AIM: Quote the listing below in full and exactly as written, but omit every picture.

DATASET EXTRACT:
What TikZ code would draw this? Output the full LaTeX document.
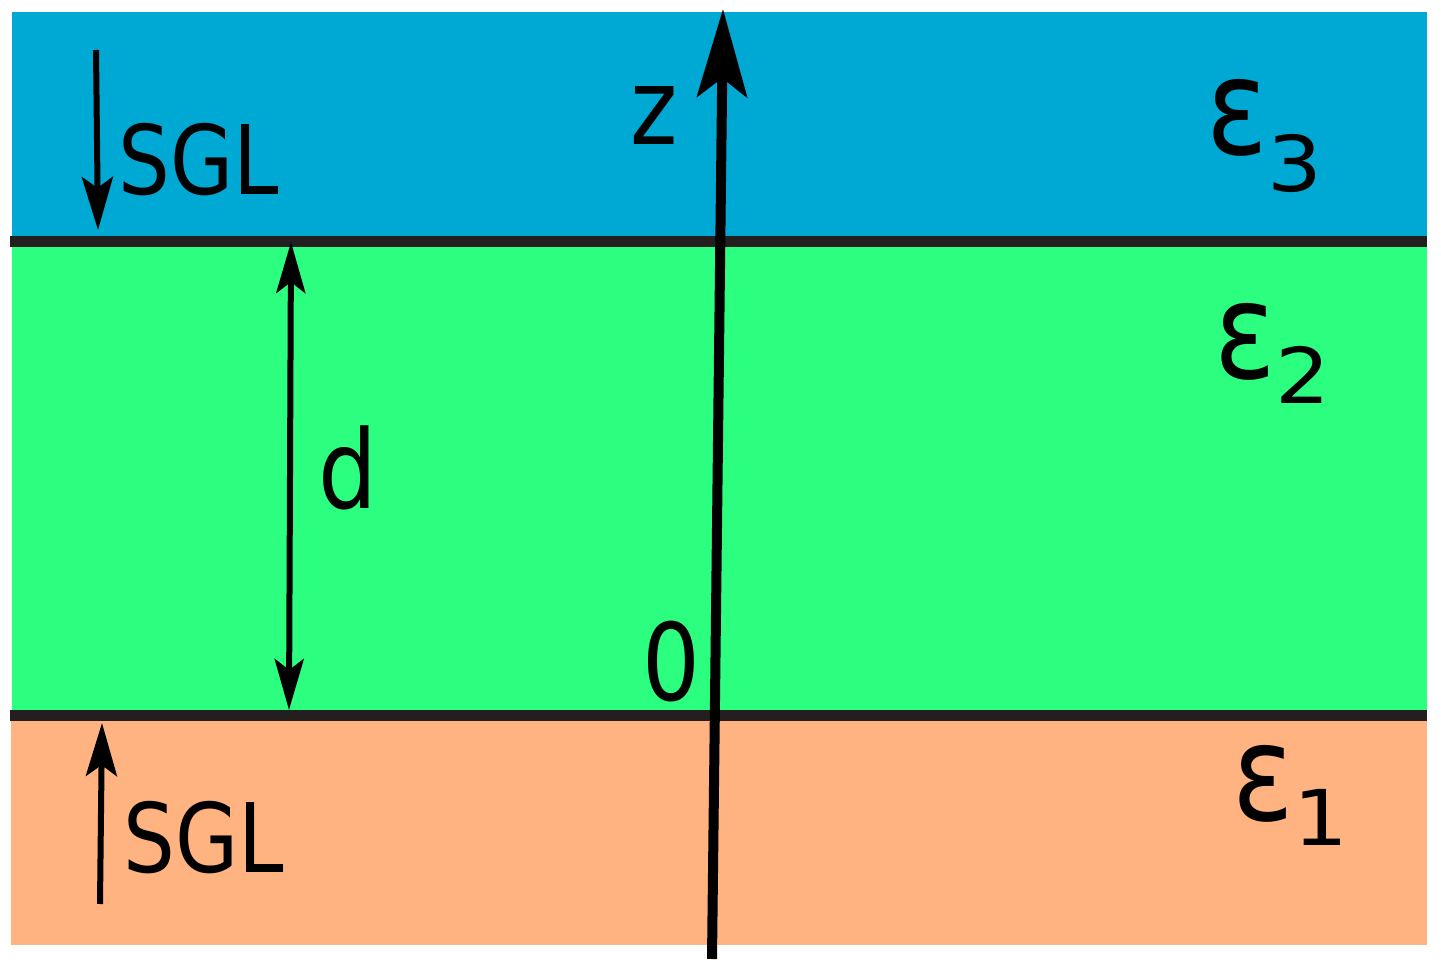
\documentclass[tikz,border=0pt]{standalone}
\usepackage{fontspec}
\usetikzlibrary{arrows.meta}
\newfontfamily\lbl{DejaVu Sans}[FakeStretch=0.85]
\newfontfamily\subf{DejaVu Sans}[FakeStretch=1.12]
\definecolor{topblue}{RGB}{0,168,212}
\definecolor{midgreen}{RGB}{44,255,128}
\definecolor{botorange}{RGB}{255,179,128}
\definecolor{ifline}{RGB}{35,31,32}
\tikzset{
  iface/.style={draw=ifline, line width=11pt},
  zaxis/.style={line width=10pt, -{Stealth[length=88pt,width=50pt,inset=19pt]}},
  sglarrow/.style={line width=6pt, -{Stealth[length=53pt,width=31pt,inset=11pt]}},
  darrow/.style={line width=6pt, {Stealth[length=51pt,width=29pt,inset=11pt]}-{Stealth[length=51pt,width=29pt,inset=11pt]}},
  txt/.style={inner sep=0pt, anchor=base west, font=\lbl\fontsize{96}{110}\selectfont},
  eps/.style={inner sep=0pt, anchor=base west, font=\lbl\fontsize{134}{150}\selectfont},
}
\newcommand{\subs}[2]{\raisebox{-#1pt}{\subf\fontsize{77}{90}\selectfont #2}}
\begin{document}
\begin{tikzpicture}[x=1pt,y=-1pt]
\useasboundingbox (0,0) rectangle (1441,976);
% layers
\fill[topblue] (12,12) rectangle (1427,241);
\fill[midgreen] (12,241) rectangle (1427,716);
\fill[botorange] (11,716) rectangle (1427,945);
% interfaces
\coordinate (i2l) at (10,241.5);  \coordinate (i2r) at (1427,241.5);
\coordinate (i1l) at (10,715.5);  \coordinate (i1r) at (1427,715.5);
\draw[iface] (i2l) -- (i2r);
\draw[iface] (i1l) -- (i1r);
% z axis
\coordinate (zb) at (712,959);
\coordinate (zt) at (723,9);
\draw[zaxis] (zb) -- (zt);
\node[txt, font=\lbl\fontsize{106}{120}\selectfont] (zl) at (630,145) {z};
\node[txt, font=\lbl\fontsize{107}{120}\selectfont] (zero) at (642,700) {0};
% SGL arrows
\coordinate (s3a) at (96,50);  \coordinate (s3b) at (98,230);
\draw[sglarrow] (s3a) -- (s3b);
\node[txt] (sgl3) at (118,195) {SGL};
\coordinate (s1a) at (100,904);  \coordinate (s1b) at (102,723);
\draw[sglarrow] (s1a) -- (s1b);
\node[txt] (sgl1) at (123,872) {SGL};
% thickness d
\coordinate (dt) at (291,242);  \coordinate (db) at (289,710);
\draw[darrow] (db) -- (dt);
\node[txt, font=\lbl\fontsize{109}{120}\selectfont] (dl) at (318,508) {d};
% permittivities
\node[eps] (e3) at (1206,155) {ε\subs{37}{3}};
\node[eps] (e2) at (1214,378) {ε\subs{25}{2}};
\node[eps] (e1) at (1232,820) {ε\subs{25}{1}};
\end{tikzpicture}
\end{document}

RIGHT ANSWER:
What TikZ code would draw this? Output the full LaTeX document.
\documentclass[tikz,border=0pt]{standalone}
\usepackage{fontspec}
\usetikzlibrary{arrows.meta}
\newfontfamily\lbl{DejaVu Sans}[FakeStretch=0.85]
\newfontfamily\subf{DejaVu Sans}[FakeStretch=1.12]
\definecolor{topblue}{RGB}{0,168,212}
\definecolor{midgreen}{RGB}{44,255,128}
\definecolor{botorange}{RGB}{255,179,128}
\definecolor{ifline}{RGB}{35,31,32}
\tikzset{
  iface/.style={draw=ifline, line width=11pt},
  zaxis/.style={line width=10pt, -{Stealth[length=88pt,width=50pt,inset=19pt]}},
  sglarrow/.style={line width=6pt, -{Stealth[length=53pt,width=31pt,inset=11pt]}},
  darrow/.style={line width=6pt, {Stealth[length=51pt,width=29pt,inset=11pt]}-{Stealth[length=51pt,width=29pt,inset=11pt]}},
  txt/.style={inner sep=0pt, anchor=base west, font=\lbl\fontsize{96}{110}\selectfont},
  eps/.style={inner sep=0pt, anchor=base west, font=\lbl\fontsize{134}{150}\selectfont},
}
\newcommand{\subs}[2]{\raisebox{-#1pt}{\subf\fontsize{77}{90}\selectfont #2}}
\begin{document}
\begin{tikzpicture}[x=1pt,y=-1pt]
\useasboundingbox (0,0) rectangle (1441,976);
% layers
\fill[topblue] (12,12) rectangle (1427,241);
\fill[midgreen] (12,241) rectangle (1427,716);
\fill[botorange] (11,716) rectangle (1427,945);
% interfaces
\coordinate (i2l) at (10,241.5);  \coordinate (i2r) at (1427,241.5);
\coordinate (i1l) at (10,715.5);  \coordinate (i1r) at (1427,715.5);
\draw[iface] (i2l) -- (i2r);
\draw[iface] (i1l) -- (i1r);
% z axis
\coordinate (zb) at (712,959);
\coordinate (zt) at (723,9);
\draw[zaxis] (zb) -- (zt);
\node[txt, font=\lbl\fontsize{106}{120}\selectfont] (zl) at (630,145) {z};
\node[txt, font=\lbl\fontsize{107}{120}\selectfont] (zero) at (642,700) {0};
% SGL arrows
\coordinate (s3a) at (96,50);  \coordinate (s3b) at (98,230);
\draw[sglarrow] (s3a) -- (s3b);
\node[txt] (sgl3) at (118,195) {SGL};
\coordinate (s1a) at (100,904);  \coordinate (s1b) at (102,723);
\draw[sglarrow] (s1a) -- (s1b);
\node[txt] (sgl1) at (123,872) {SGL};
% thickness d
\coordinate (dt) at (291,242);  \coordinate (db) at (289,710);
\draw[darrow] (db) -- (dt);
\node[txt, font=\lbl\fontsize{109}{120}\selectfont] (dl) at (318,508) {d};
% permittivities
\node[eps] (e3) at (1206,155) {ε\subs{37}{3}};
\node[eps] (e2) at (1214,378) {ε\subs{25}{2}};
\node[eps] (e1) at (1232,820) {ε\subs{25}{1}};
\end{tikzpicture}
\end{document}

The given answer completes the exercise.